In October 2021, 4.2 million Americans quit their jobs, a trend mirrored in the rest of the Organisation for Economic Co-operation and Development (OECD). Where did they go?
Some pundits framed this “Great Resignation” as an exodus of disenfranchised workers fed up with corporate life. The facts tell a different story: employee engagement is near an all-time high, while unemployment is near an all-time low.
The Great Resignation: economic facts in context
The rate of “quits” hit a record in late 2021 and has remained high. But quits data is skewed by the rate of quits in the Accommodation and Food Service sector. These industries have twice the average quits in comparison to other occupations.
Workers are leaving for new jobs, not leaving the workforce. They only resign with a new opportunity on the horizon or in hand. The ratio of employment seekers to open jobs has not been this low since the 1960s. There are approximately two vacant jobs for every job seeker. Normally, there are several job seekers for every vacancy.
Workers aren’t resigned. Engagement, according to Pew Research surveys, is near an all-time high. Average engagement data masks significant variations in employee experience. What matters more is workforce engagement and the different effect of policies on different cohorts.
(Data drawn from Bureau of Labor Statistics, The Brookings Institute, Pew Research, National Bureau of Economic Research, The San Francisco Federal Reserve, The Economist.)
Causes of the Great Resignation
When the pandemic forced virtual working upon us, many workers decided they preferred it. Data suggests workers are “pumped” by the new flexibility. There is a wider realization that office environments and office culture were designed with an idealized worker in mind, not around a diversity of worker needs. This “one size fits all” design actually served very few.
Moreover, knowledge workers are increasingly able to work anywhere in the country. This allows them to pursue “dream jobs” that offer a purpose, not just a paycheck. This “hyper-mobility” helps employers broaden their talent search, with companies in Chattanooga recruiting talent from Silicon Valley and firms in New York hiring developers in Bulgaria.
Workers now have increased agency and autonomy and they’re waking up to new possibilities. These open the door to new questions, inviting a Great Re-evaluation of priorities: “What kind of experience, at work, matters to me?” “What kind of business do I want to work for?” or “What, beyond money, matters most to me?”
This is good news for many organizations, who can:
Draw from a much wider talent pool
Reduce facilities costs
Retain talent for the right reasons, a powerful, compelling purpose, culture, or ethos
Put employee experience at the center of their brand
However, laggards in managing talent and culture will struggle.
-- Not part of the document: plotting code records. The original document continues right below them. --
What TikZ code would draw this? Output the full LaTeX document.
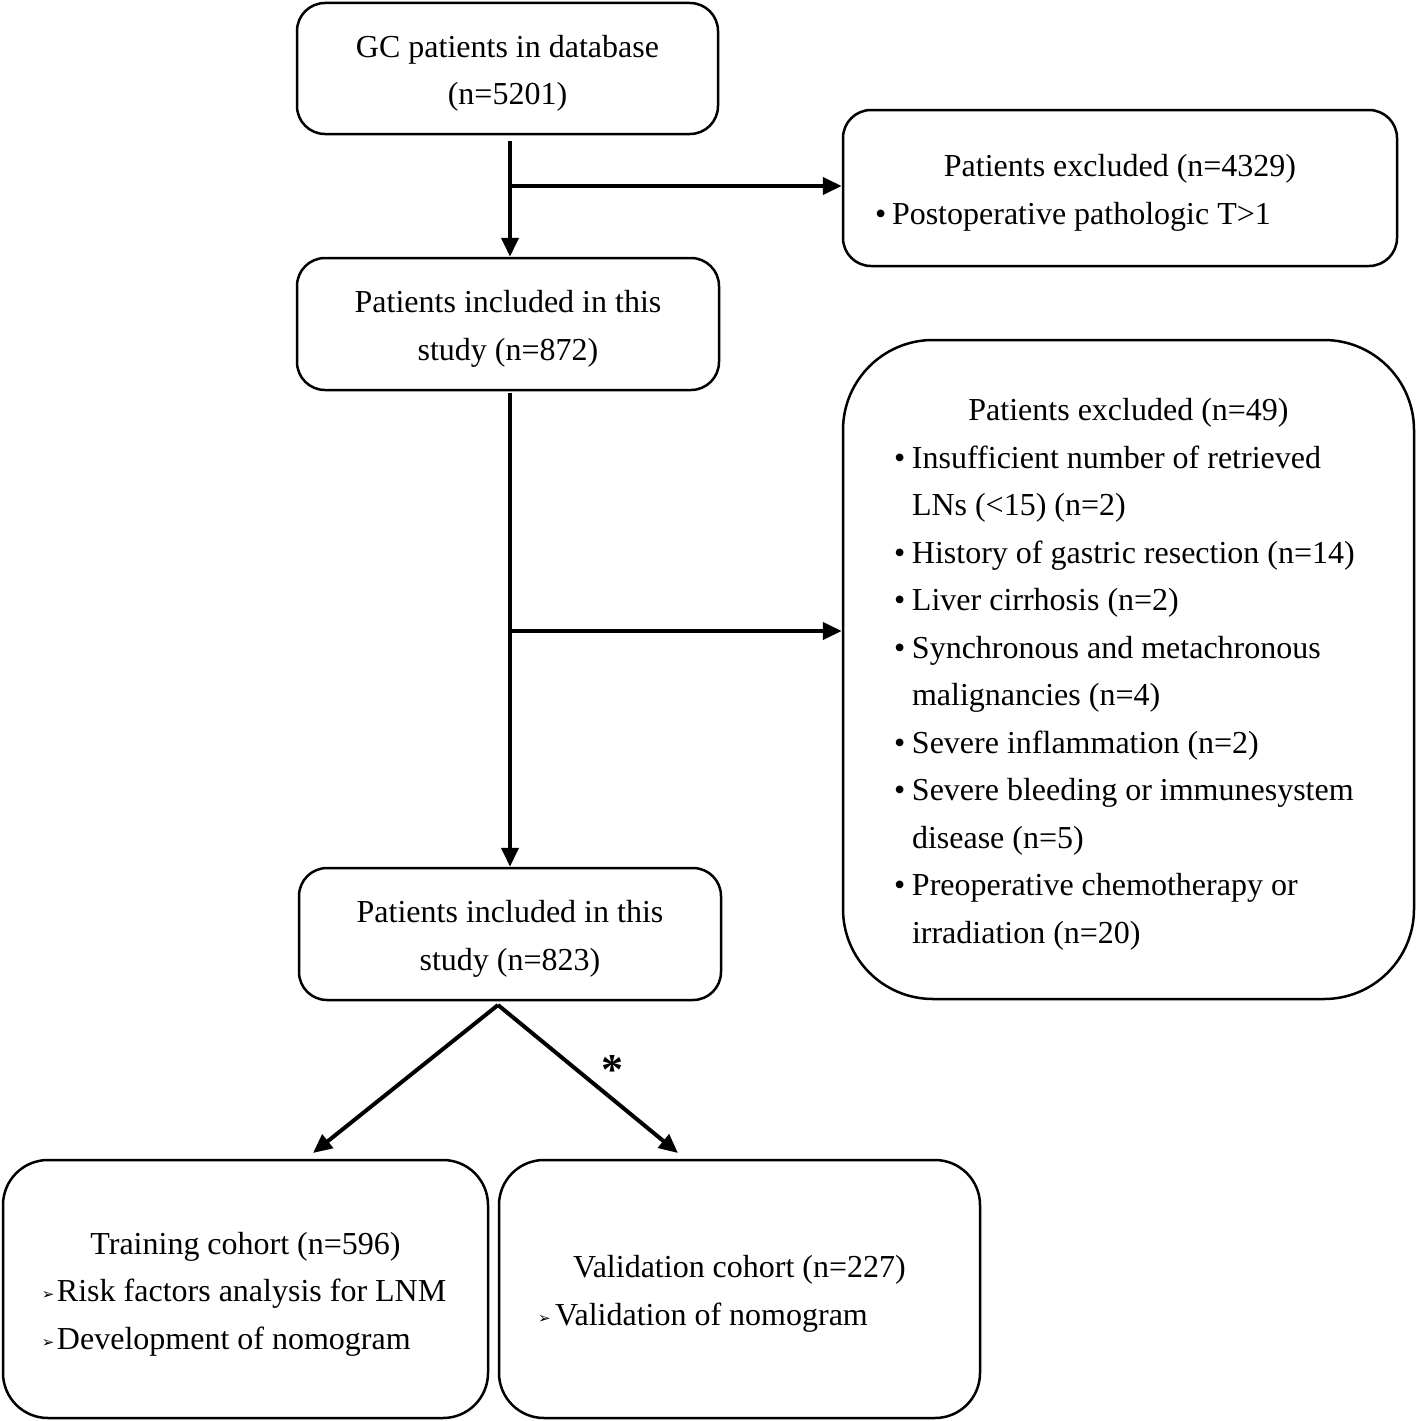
\documentclass[tikz,border=0pt]{standalone}
\usepackage{fontspec}
\setmainfont{Liberation Serif}
\newfontfamily\djv{DejaVu Sans}
\usetikzlibrary{arrows.meta}
\newcommand{\bu}[1][18pt]{\makebox[#1][l]{•}}
\newcommand{\arb}[1][15pt]{\makebox[#1][l]{\raisebox{2pt}{\fontsize{15}{15}\djv ➢}}}
\newcommand{\tx}[2]{\begin{minipage}{#1}\vspace*{10pt}\centering #2\end{minipage}}
\begin{document}
\begin{tikzpicture}[x=1pt,y=-1pt,
  box/.style={draw,line width=2.5pt,rounded corners=28pt,inner sep=0pt,
    font=\fontsize{32}{47.5}\selectfont,align=center},
  arr/.style={line width=4pt,-{Triangle[length=19pt,width=17pt]}},
  ln/.style={line width=4pt}]
\useasboundingbox (0,0) rectangle (1418,1421);

\node[box,minimum width=421pt,minimum height=131pt] (b1) at (507.5,68.5)
  {\tx{400pt}{GC patients in database\\(n=5201)}};
\node[box,minimum width=554pt,minimum height=156pt] (x1) at (1120,188)
  {\tx{490pt}{Patients excluded (n=4329)\par\raggedright
   \mbox{\bu[17pt]Postoperative pathologic T>1}}};
\node[box,minimum width=422pt,minimum height=132pt] (b2) at (508,324)
  {\tx{400pt}{Patients included in this\\study (n=872)}};
\node[box,rounded corners=90pt,minimum width=571pt,minimum height=659pt] (x2) at (1128.5,669.5)
  {\tx{469pt}{Patients excluded (n=49)\par\raggedright
   \mbox{\bu Insufficient number of retrieved}\\
   \mbox{\hspace*{18pt}LNs (<15) (n=2)}\\
   \mbox{\bu History of gastric resection (n=14)}\\
   \mbox{\bu Liver cirrhosis (n=2)}\\
   \mbox{\bu Synchronous and metachronous}\\
   \mbox{\hspace*{18pt}malignancies (n=4)}\\
   \mbox{\bu Severe inflammation (n=2)}\\
   \mbox{\bu Severe bleeding or immunesystem}\\
   \mbox{\hspace*{18pt}disease (n=5)}\\
   \mbox{\bu Preoperative chemotherapy or}\\
   \mbox{\hspace*{18pt}irradiation (n=20)}}};
\node[box,minimum width=422pt,minimum height=132pt] (b3) at (510,934)
  {\tx{400pt}{Patients included in this\\study (n=823)}};
\node[box,rounded corners=45pt,minimum width=485pt,minimum height=258pt] (tr) at (245.5,1289)
  {\tx{401pt}{Training cohort (n=596)\par\raggedright
   \mbox{\hspace*{-3pt}\arb Risk factors analysis for LNM}\\
   \mbox{\hspace*{-3pt}\arb Development of nomogram}}};
\node[box,rounded corners=45pt,minimum width=481pt,minimum height=258pt] (va) at (739.5,1289)
  {\tx{403pt}{Validation cohort (n=227)\par\raggedright
   \mbox{\arb[17pt]Validation of nomogram}}};

% connectors
\coordinate (j1) at (510,186);
\coordinate (j2) at (510,631);
\draw[arr] ([xshift=2.5pt,yshift=-6pt]b1.south) -- ([xshift=2pt]b2.north);
\draw[arr] (j1) -- (x1.west |- j1);
\draw[arr] ([xshift=2pt,yshift=-2pt]b2.south) -- (b3.north);
\draw[arr] (j2) -- (x2.west |- j2);

\coordinate (apex) at (498,1005);
\coordinate (ta) at (313,1153);
\coordinate (tb) at (678,1153);
\draw[arr] (apex) -- (ta);
\draw[arr] (apex) -- (tb);
\node[font=\fontsize{44}{44}\selectfont\bfseries,anchor=base,inner sep=0pt] (star) at (612,1084) {*};
\end{tikzpicture}
\end{document}
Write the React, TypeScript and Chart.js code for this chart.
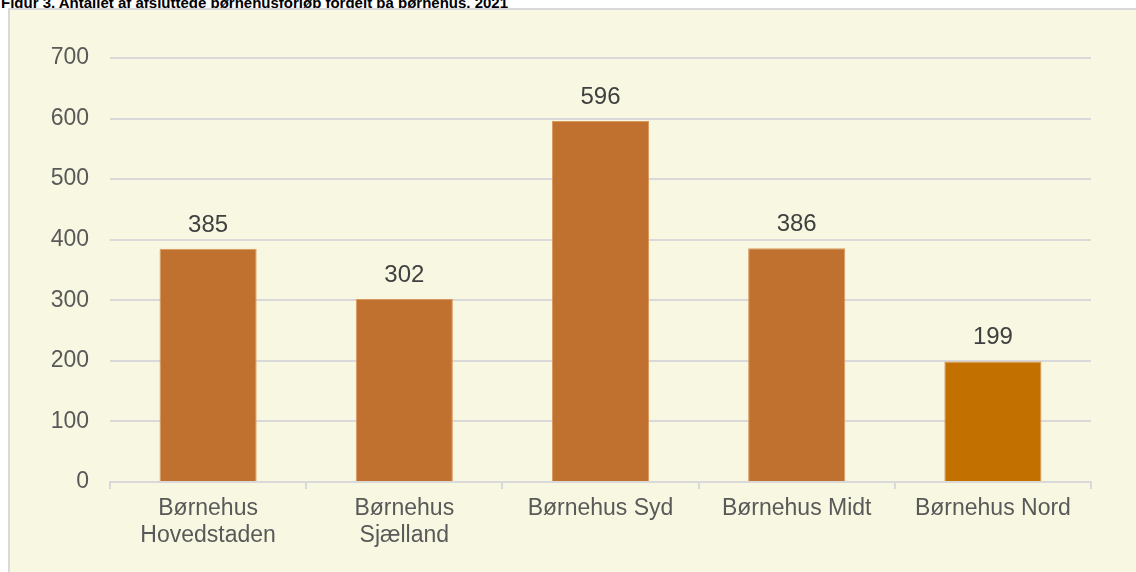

The new “hypermobility” will shine a bright light on firms whose employee experience is subpar. According to survey research, firms that insist on pre-pandemic policies may face a talent exodus while missing opportunities to recruit from a wider talent pool.
For those businesses that prioritize employee experience, the Great Resignation will prove to be the Great Opportunity. This will require a holistic change across every dimension of the talent lifecycle, including systemic changes to technology, policies, culture and leadership.
Mistakes leaders make with the Great Resignation
Even iconic firms are making mistakes as they manage the surge in attrition and external mobility:
Mistake 1: Managing the Great Resignation as if it’s just an HR problem. Leaders need to take responsibility because their behavior creates the culture and climate that retains workers.
Mistake 2: Throwing money at the attrition problem. For many knowledge workers, who are often already highly paid, money is not what makes them stay or leave. It is easy to sign a check. But focusing on paychecks gets you paycheck players. Moreover, dollars do not differentiate —they do nothing to create the ethos and purpose that today’s workers crave.
Mistake 3: Failing to look at the problem systemically and across the entire talent lifecycle. We have had a shift in worker expectations, not just those around remote/ hybrid work. As IBM’s Nickle LaMoreaux says, “this gives us an opportunity to ‘re-recruit’ our workforce” – that is, to revisit many of our assumptions and practices around talent.
To make a Great Opportunity out of the Great Resignation, leaders must create flexible, meaningful work environments that center on employee experiences. A holistic, mindful approach will not just fill desks; it will allow businesses to attract and maintain talented workers who deeply connect with the company vision.